## Records shown:

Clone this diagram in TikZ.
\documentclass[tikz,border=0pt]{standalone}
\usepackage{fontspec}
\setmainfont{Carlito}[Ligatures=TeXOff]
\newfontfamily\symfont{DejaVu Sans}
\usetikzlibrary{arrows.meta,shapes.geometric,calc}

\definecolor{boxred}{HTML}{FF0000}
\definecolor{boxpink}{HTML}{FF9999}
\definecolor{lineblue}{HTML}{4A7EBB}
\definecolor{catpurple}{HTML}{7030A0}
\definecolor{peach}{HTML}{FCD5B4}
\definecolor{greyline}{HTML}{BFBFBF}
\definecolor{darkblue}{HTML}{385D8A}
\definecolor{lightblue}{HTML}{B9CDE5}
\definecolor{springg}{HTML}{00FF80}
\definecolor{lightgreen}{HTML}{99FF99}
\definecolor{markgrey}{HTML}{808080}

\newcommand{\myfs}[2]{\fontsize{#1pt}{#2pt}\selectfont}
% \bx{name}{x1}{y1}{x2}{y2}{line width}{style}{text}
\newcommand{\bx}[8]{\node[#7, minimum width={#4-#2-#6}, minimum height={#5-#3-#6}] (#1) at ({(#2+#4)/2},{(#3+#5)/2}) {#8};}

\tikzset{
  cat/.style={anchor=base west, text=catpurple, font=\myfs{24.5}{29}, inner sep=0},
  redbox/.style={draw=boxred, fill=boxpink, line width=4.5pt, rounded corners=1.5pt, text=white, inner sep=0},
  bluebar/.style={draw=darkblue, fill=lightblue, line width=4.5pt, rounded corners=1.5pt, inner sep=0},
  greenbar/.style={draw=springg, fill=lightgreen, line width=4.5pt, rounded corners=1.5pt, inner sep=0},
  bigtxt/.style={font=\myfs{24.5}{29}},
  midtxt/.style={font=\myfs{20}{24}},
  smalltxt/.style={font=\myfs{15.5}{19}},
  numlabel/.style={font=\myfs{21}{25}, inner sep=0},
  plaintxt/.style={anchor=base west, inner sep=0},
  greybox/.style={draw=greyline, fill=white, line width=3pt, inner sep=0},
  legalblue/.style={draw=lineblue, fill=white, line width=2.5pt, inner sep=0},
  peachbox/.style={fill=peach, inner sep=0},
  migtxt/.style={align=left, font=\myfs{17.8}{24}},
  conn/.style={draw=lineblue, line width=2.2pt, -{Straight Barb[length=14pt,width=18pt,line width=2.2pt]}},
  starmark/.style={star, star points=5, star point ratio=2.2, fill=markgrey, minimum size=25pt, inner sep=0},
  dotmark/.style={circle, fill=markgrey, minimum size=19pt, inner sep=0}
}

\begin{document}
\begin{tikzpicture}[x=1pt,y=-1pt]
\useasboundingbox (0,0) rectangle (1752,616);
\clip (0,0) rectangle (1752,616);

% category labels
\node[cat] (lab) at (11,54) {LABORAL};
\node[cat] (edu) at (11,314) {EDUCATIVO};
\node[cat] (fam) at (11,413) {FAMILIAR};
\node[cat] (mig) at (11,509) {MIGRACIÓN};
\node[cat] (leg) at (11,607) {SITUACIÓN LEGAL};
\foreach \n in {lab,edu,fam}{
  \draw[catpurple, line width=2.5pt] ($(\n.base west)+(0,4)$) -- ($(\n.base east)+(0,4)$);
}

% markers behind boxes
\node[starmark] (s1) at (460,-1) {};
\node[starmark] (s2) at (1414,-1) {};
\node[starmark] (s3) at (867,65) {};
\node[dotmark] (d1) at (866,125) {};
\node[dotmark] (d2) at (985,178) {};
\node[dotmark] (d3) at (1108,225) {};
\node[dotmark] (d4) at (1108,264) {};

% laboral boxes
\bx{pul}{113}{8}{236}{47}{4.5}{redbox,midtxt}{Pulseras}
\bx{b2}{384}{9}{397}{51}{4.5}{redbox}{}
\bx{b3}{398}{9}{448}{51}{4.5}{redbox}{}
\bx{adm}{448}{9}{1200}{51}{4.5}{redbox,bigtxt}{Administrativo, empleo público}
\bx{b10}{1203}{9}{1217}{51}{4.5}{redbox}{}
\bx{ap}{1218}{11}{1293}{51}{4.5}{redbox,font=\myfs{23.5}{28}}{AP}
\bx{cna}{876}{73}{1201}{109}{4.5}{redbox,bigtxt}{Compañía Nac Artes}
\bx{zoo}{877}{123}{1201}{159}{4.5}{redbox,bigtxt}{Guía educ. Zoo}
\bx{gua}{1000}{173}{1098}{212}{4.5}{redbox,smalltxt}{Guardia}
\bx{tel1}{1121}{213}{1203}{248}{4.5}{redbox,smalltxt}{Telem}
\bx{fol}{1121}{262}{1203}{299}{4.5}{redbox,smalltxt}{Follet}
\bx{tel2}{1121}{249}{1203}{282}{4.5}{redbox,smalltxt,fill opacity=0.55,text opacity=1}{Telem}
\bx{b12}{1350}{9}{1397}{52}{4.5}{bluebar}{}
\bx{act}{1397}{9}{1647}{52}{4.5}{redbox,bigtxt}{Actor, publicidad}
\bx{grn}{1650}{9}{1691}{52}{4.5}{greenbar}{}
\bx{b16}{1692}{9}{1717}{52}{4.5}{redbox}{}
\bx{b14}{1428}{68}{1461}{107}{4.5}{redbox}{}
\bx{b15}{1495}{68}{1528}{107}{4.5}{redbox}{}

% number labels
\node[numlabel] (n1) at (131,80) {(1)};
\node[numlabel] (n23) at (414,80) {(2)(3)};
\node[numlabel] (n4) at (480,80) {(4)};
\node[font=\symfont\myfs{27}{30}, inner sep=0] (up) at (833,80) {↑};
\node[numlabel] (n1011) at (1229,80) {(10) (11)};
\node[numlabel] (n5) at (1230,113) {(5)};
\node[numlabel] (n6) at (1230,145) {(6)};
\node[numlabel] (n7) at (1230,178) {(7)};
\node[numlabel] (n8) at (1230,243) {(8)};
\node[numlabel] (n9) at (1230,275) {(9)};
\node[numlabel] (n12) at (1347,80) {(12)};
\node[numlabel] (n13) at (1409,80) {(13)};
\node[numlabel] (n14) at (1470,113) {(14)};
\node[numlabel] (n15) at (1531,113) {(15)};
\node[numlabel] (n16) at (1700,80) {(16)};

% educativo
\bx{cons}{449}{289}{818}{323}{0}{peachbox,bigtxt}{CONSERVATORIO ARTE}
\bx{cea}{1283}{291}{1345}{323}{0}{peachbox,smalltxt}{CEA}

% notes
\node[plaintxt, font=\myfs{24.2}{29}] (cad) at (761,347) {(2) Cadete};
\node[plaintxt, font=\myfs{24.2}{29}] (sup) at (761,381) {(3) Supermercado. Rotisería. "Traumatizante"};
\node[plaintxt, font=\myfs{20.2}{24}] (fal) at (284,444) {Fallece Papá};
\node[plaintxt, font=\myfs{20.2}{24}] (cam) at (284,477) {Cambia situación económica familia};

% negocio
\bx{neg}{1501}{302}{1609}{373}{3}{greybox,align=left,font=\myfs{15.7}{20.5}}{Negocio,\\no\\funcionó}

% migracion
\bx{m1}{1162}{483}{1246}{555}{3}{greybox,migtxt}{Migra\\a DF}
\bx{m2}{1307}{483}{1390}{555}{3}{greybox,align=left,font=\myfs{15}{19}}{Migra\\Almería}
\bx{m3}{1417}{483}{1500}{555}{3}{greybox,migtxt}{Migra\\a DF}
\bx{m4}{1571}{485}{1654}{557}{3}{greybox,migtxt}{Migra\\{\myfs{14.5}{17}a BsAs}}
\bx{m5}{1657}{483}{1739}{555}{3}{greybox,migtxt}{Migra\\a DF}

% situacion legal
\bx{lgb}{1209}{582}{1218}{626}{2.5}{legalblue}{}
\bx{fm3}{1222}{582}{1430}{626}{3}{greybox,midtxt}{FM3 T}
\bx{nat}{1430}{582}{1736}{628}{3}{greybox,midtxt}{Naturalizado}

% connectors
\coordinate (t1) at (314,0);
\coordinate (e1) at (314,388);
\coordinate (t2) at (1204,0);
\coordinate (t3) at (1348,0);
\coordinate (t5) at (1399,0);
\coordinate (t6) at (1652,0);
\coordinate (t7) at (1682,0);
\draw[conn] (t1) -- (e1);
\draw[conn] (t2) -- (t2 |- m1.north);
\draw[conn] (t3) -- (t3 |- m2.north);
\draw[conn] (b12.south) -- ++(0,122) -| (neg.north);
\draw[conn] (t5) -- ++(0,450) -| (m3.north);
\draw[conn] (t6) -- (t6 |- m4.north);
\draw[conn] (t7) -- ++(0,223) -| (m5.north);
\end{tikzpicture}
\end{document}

--

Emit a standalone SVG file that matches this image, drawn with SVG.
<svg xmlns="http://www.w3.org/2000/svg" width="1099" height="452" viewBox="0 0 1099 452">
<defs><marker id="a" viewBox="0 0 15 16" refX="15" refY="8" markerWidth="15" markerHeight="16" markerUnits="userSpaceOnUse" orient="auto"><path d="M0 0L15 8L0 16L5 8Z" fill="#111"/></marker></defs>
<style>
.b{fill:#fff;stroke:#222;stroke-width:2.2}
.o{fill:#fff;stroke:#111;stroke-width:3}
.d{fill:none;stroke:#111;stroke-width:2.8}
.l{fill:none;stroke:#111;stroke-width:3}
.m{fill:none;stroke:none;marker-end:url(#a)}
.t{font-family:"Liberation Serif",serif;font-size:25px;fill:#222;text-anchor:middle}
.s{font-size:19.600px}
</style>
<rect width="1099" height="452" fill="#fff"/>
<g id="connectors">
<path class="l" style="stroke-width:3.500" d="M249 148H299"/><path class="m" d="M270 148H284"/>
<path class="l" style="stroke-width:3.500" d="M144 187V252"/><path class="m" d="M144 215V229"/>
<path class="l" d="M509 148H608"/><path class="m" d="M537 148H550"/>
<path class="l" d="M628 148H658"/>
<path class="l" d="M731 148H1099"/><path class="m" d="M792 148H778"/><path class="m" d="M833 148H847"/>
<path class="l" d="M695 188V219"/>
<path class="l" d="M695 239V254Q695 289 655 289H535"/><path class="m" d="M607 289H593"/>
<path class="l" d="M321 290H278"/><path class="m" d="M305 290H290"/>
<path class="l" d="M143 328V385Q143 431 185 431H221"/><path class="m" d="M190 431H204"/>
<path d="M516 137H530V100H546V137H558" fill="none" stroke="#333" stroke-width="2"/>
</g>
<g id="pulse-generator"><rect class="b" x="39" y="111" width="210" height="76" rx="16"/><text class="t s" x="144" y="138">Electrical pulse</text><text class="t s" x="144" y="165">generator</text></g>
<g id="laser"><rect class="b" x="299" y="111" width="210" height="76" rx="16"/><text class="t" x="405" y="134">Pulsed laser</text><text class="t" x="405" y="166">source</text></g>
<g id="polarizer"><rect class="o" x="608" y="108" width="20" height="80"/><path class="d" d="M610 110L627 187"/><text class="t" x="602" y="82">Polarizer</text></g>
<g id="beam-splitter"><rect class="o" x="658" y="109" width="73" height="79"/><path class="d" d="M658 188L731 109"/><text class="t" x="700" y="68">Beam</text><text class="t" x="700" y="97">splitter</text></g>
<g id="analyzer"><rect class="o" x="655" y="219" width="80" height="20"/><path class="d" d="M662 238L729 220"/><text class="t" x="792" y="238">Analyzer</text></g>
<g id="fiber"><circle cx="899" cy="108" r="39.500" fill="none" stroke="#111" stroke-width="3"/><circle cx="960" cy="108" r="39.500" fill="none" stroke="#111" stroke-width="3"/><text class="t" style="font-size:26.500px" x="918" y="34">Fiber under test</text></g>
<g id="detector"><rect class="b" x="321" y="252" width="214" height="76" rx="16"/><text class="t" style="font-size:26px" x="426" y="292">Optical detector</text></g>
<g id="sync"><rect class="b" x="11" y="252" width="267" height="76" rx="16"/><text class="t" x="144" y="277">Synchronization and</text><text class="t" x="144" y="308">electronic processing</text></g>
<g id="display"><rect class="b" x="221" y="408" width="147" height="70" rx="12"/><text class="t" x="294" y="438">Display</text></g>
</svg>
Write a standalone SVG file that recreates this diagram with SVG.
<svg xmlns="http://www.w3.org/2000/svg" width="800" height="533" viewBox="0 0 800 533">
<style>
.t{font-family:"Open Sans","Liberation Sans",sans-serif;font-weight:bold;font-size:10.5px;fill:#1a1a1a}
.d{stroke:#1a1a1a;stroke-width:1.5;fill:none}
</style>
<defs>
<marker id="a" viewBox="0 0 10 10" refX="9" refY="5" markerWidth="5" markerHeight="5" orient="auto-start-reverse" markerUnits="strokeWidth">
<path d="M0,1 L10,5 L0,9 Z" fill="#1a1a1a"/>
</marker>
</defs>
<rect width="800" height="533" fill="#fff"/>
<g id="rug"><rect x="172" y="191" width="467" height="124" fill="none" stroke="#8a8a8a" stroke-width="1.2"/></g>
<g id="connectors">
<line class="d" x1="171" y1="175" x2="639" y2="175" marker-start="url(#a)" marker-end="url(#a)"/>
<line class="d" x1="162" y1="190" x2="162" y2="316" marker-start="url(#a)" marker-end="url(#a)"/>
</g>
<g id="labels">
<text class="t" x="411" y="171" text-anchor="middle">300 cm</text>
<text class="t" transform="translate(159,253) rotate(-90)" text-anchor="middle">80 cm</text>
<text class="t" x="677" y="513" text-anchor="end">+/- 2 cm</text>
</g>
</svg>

## What is needed:
Count every line of the records that holds the string "standalone". Write only the total.

## Complete output:
3